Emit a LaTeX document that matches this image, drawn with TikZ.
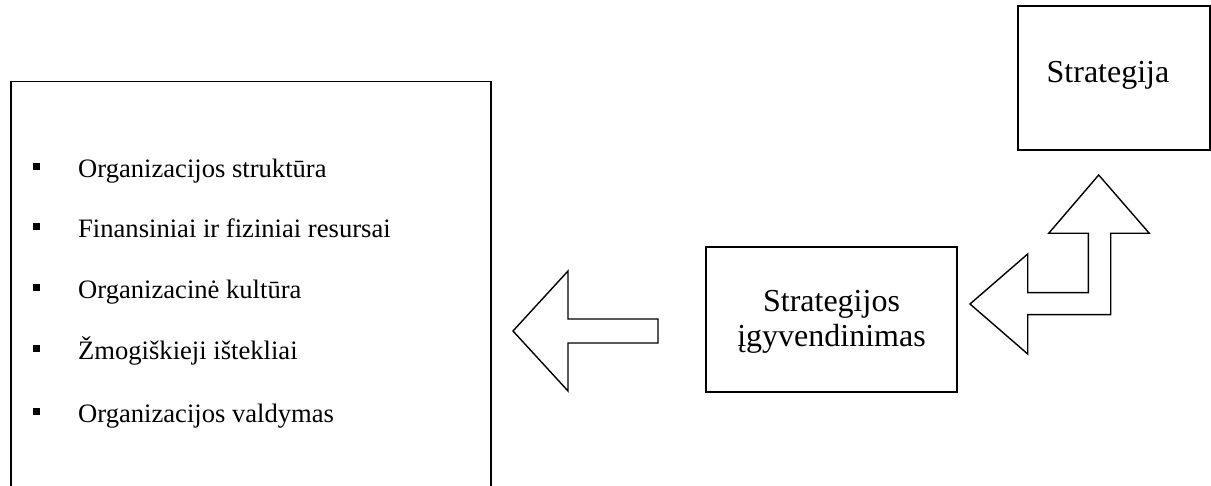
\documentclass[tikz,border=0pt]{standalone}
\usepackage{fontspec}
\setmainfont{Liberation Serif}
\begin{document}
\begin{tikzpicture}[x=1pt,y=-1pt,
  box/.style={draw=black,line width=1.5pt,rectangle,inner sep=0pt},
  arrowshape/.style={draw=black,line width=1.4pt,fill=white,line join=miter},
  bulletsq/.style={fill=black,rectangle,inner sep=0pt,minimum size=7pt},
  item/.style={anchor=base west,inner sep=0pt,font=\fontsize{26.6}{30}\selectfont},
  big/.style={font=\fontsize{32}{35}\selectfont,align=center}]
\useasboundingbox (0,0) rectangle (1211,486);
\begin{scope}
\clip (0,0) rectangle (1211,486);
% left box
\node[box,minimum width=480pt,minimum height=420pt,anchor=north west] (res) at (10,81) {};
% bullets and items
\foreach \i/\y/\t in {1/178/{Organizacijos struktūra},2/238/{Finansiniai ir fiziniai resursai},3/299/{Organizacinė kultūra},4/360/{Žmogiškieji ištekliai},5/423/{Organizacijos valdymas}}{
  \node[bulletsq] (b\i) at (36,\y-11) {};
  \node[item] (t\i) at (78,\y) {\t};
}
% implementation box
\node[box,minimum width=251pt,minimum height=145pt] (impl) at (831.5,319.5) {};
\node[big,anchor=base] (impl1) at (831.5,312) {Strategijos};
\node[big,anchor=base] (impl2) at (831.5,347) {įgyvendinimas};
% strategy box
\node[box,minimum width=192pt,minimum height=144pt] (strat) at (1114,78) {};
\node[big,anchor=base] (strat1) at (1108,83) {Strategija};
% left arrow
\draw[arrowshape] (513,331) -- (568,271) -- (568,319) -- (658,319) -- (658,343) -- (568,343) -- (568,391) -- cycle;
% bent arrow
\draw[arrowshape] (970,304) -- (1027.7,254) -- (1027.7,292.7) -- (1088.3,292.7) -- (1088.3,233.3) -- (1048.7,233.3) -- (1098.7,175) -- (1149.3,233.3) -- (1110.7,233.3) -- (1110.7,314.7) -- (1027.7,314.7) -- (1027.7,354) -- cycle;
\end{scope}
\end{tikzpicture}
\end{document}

● Objective: From the listing, extract all text exactly as given and drop any picture.

● Solution to the problem:
Emit a LaTeX document that matches this image, drawn with TikZ.
\documentclass[tikz,border=0pt]{standalone}
\usepackage{fontspec}
\setmainfont{Liberation Serif}
\begin{document}
\begin{tikzpicture}[x=1pt,y=-1pt,
  box/.style={draw=black,line width=1.5pt,rectangle,inner sep=0pt},
  arrowshape/.style={draw=black,line width=1.4pt,fill=white,line join=miter},
  bulletsq/.style={fill=black,rectangle,inner sep=0pt,minimum size=7pt},
  item/.style={anchor=base west,inner sep=0pt,font=\fontsize{26.6}{30}\selectfont},
  big/.style={font=\fontsize{32}{35}\selectfont,align=center}]
\useasboundingbox (0,0) rectangle (1211,486);
\begin{scope}
\clip (0,0) rectangle (1211,486);
% left box
\node[box,minimum width=480pt,minimum height=420pt,anchor=north west] (res) at (10,81) {};
% bullets and items
\foreach \i/\y/\t in {1/178/{Organizacijos struktūra},2/238/{Finansiniai ir fiziniai resursai},3/299/{Organizacinė kultūra},4/360/{Žmogiškieji ištekliai},5/423/{Organizacijos valdymas}}{
  \node[bulletsq] (b\i) at (36,\y-11) {};
  \node[item] (t\i) at (78,\y) {\t};
}
% implementation box
\node[box,minimum width=251pt,minimum height=145pt] (impl) at (831.5,319.5) {};
\node[big,anchor=base] (impl1) at (831.5,312) {Strategijos};
\node[big,anchor=base] (impl2) at (831.5,347) {įgyvendinimas};
% strategy box
\node[box,minimum width=192pt,minimum height=144pt] (strat) at (1114,78) {};
\node[big,anchor=base] (strat1) at (1108,83) {Strategija};
% left arrow
\draw[arrowshape] (513,331) -- (568,271) -- (568,319) -- (658,319) -- (658,343) -- (568,343) -- (568,391) -- cycle;
% bent arrow
\draw[arrowshape] (970,304) -- (1027.7,254) -- (1027.7,292.7) -- (1088.3,292.7) -- (1088.3,233.3) -- (1048.7,233.3) -- (1098.7,175) -- (1149.3,233.3) -- (1110.7,233.3) -- (1110.7,314.7) -- (1027.7,314.7) -- (1027.7,354) -- cycle;
\end{scope}
\end{tikzpicture}
\end{document}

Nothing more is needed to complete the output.